#2 :Starting from :
ln y = x - 2.ln (1 + exp x ) + C
Notice that 1 + exp x > 0 for all x, so the absolute value can be taken out.
y = exp ( ln y ) = exp ( x - 2.ln (1 + exp x ) + C )
y = exp x . exp ( - 2.ln (1 + exp x )) . exp C
y = exp x . exp C . ( exp ( ln ( 1 + exp x ) ) ) ^ (-2)
y = exp x . exp C . ( 1 + exp x ) ^ (-2)
Since C is a random constant, so is exp C ( a random positive constant), so I'll denote also C what was previoulsy called exp C :
y = C. exp x / ( 1 + exp x )²
This is your answer.
Now you can use a different function to express it :
cosh u = ( exp u + exp (-u) ) / 2
for all real u.
This function is the hyperbolic cosine ("h" stands for "hyperbolic").
https://en.wikipedia.org/wiki/Hyperbolic_functionTo transform the expression of y, try to factorize by the exponential of the mean :
1 + exp x = exp 0 + exp x = exp (x/2) . ( exp (-x/2) + exp (x/2) )

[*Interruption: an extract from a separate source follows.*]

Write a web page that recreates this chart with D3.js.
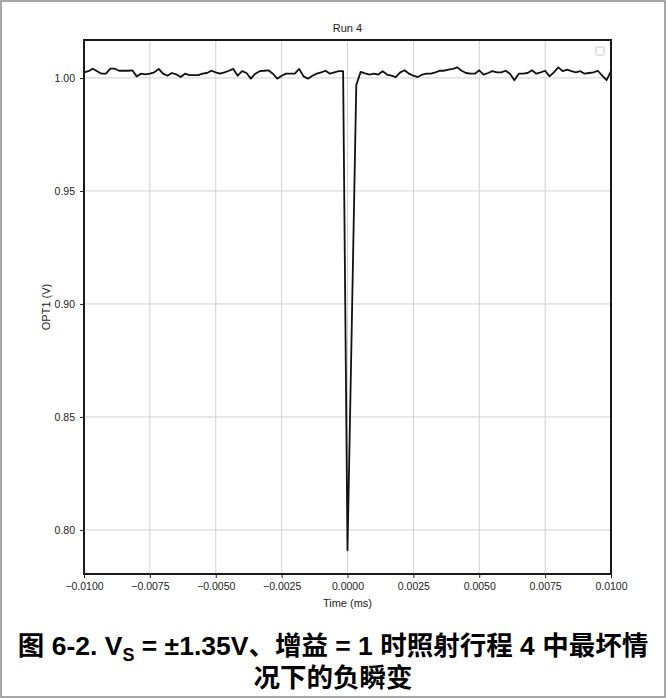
<!DOCTYPE html>
<html>
<head>
<meta charset="utf-8">
<script src="https://cdn.jsdelivr.net/npm/d3@7"></script>
<style>
  html, body { margin: 0; padding: 0; background: #fff; }
  svg { display: block; }
</style>
</head>
<body>
<svg id="chart" width="666" height="698"></svg>
<script>
// Sample times (ms): 121 samples from -0.0100 to 0.0100
const sampleCount = 121;
const timeStart = -0.01;
const timeStep = 0.02 / 120;

// OPT1 output voltage (V) per sample
const opt1Values = [
  1.0025, 1.0030, 1.0041, 1.0030, 1.0019, 1.0019, 1.0041, 1.0041, 1.0032, 1.0032,
  1.0032, 1.0034, 1.0007, 1.0019, 1.0016, 1.0019, 1.0025, 1.0040, 1.0019, 1.0010,
  1.0022, 1.0016, 1.0004, 1.0019, 1.0013, 1.0013, 1.0013, 1.0019, 1.0022, 1.0032,
  1.0025, 1.0019, 1.0025, 1.0032, 1.0040, 1.0010, 1.0030, 1.0022, 0.9997, 1.0019,
  1.0030, 1.0032, 1.0034, 1.0019, 0.9997, 1.0010, 1.0019, 1.0019, 1.0019, 1.0040,
  1.0007, 0.9997, 1.0010, 1.0019, 1.0025, 1.0032, 1.0019, 1.0025, 1.0030, 1.0030,
  0.7910, 0.8930, 0.9969, 1.0027, 1.0020, 1.0015, 1.0019, 1.0015, 1.0030, 1.0015,
  1.0010, 1.0004, 1.0025, 1.0034, 1.0019, 1.0010, 1.0004, 1.0015, 1.0019, 1.0019,
  1.0025, 1.0032, 1.0032, 1.0037, 1.0040, 1.0047, 1.0032, 1.0022, 1.0019, 1.0019,
  1.0034, 1.0015, 1.0022, 1.0030, 1.0025, 1.0025, 1.0032, 1.0019, 0.9990, 1.0019,
  1.0019, 1.0022, 1.0034, 1.0019, 1.0025, 1.0032, 1.0007, 1.0025, 1.0047, 1.0030,
  1.0037, 1.0030, 1.0025, 1.0030, 1.0019, 1.0022, 1.0025, 1.0032, 1.0010, 0.9990,
  1.0030
];

// Axis ticks
const xTicks = [-0.01, -0.0075, -0.005, -0.0025, 0, 0.0025, 0.005, 0.0075, 0.01];
const yTicks = [0.80, 0.85, 0.90, 0.95, 1.00];

const titleText = "Run 4";
const xLabelText = "Time (ms)";
const yLabelText = "OPT1 (V)";

const times = d3.range(sampleCount).map(i => timeStart + i * timeStep);
const points = times.map((t, i) => ({ t, v: opt1Values[i] }));

const svg = d3.select("#chart");
const W = 666, H = 698;
const plot = { left: 84, right: 611, top: 40, bottom: 574 };

const x = d3.scaleLinear().domain([-0.01, 0.01]).range([plot.left, plot.right]);
const y = d3.scaleLinear().domain([0.7805, 1.0168]).range([plot.bottom, plot.top]);

const tickFont = "'Liberation Sans Narrow', 'Liberation Sans', Arial, sans-serif";

// outer figure frame
svg.append("rect")
  .attr("x", 1).attr("y", 1).attr("width", W - 2).attr("height", H - 2)
  .attr("fill", "#fff").attr("stroke", "#8a8a8a").attr("stroke-width", 1.5);

// gridlines
const grid = svg.append("g").attr("stroke", "#d0d0d0").attr("stroke-width", 1);
grid.selectAll("line.gx").data(xTicks).join("line")
  .attr("x1", d => x(d)).attr("x2", d => x(d))
  .attr("y1", plot.top).attr("y2", plot.bottom);
grid.selectAll("line.gy").data(yTicks).join("line")
  .attr("x1", plot.left).attr("x2", plot.right)
  .attr("y1", d => y(d)).attr("y2", d => y(d));

// data line
const line = d3.line().x(d => x(d.t)).y(d => y(d.v));
svg.append("path")
  .datum(points)
  .attr("d", line)
  .attr("fill", "none")
  .attr("stroke", "#111")
  .attr("stroke-width", 1.8)
  .attr("stroke-linejoin", "round");

// axes
const xAxis = d3.axisBottom(x).tickValues(xTicks).tickSize(4).tickPadding(5)
  .tickFormat(d => d3.format(".4f")(d).replace("-", "\u2212"));
const yAxis = d3.axisLeft(y).tickValues(yTicks).tickSize(4).tickPadding(5)
  .tickFormat(d3.format(".2f"));

const gx = svg.append("g").attr("transform", `translate(0,${plot.bottom})`).call(xAxis);
const gy = svg.append("g").attr("transform", `translate(${plot.left},0)`).call(yAxis);
[gx, gy].forEach(g => {
  g.select(".domain").remove();
  g.selectAll(".tick line").attr("stroke", "#222").attr("stroke-width", 1);
  g.selectAll(".tick text").attr("fill", "#222")
    .style("font-family", tickFont).style("font-size", "10.5px");
});

// plot frame (spines)
svg.append("rect")
  .attr("x", plot.left).attr("y", plot.top)
  .attr("width", plot.right - plot.left).attr("height", plot.bottom - plot.top)
  .attr("fill", "none").attr("stroke", "#1a1a1a").attr("stroke-width", 2);

// empty legend box
svg.append("rect")
  .attr("x", 596).attr("y", 47).attr("width", 8).attr("height", 8).attr("rx", 1)
  .attr("fill", "#fff").attr("stroke", "#c8c8c8").attr("stroke-width", 1);

// title and axis labels
svg.append("text")
  .attr("x", (plot.left + plot.right) / 2).attr("y", 32)
  .attr("text-anchor", "middle")
  .style("font-family", tickFont).style("font-size", "11px").attr("fill", "#222")
  .text(titleText);

svg.append("text")
  .attr("x", (plot.left + plot.right) / 2).attr("y", 607)
  .attr("text-anchor", "middle")
  .style("font-family", tickFont).style("font-size", "11px").attr("fill", "#222")
  .text(xLabelText);

svg.append("text")
  .attr("transform", `translate(50,${(plot.top + plot.bottom) / 2}) rotate(-90)`)
  .attr("text-anchor", "middle")
  .style("font-family", tickFont).style("font-size", "11px").attr("fill", "#222")
  .text(yLabelText);

// caption
const capFont = "'Liberation Sans', Arial, 'Noto Sans CJK SC', sans-serif";
const cap1 = svg.append("text")
  .attr("x", W / 2).attr("y", 655)
  .attr("text-anchor", "middle")
  .style("font-family", capFont).style("font-size", "26.5px").style("font-weight", "bold")
  .attr("fill", "#000");
cap1.append("tspan").text("图 6-2. V");
cap1.append("tspan").attr("dy", 6).style("font-size", "18px").text("S");
cap1.append("tspan").attr("dy", -6).text(" = ±1.35V、增益 = 1 时照射行程 4 中最坏情");

svg.append("text")
  .attr("x", W / 2).attr("y", 687)
  .attr("text-anchor", "middle")
  .style("font-family", capFont).style("font-size", "26.5px").style("font-weight", "bold")
  .attr("fill", "#000")
  .text("况下的负瞬变");
</script>
</body>
</html>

x/2 being the mean between 0 and x.
It appears that exp (-x/2) + exp (x/2) is the double of cosh x , and finally :
1 + exp x = 2 . exp (x/2) . cosh (x/2)
Replace in the previous expression of y :
y = C . exp x / ( 2 . exp (x/2) . cosh (x/2) )²
y = (C/4) / ( cosh (x/2) )²
and again, C/4 is a random positive constant, that you can as well call C :
y = C / ( cosh (x/2) )²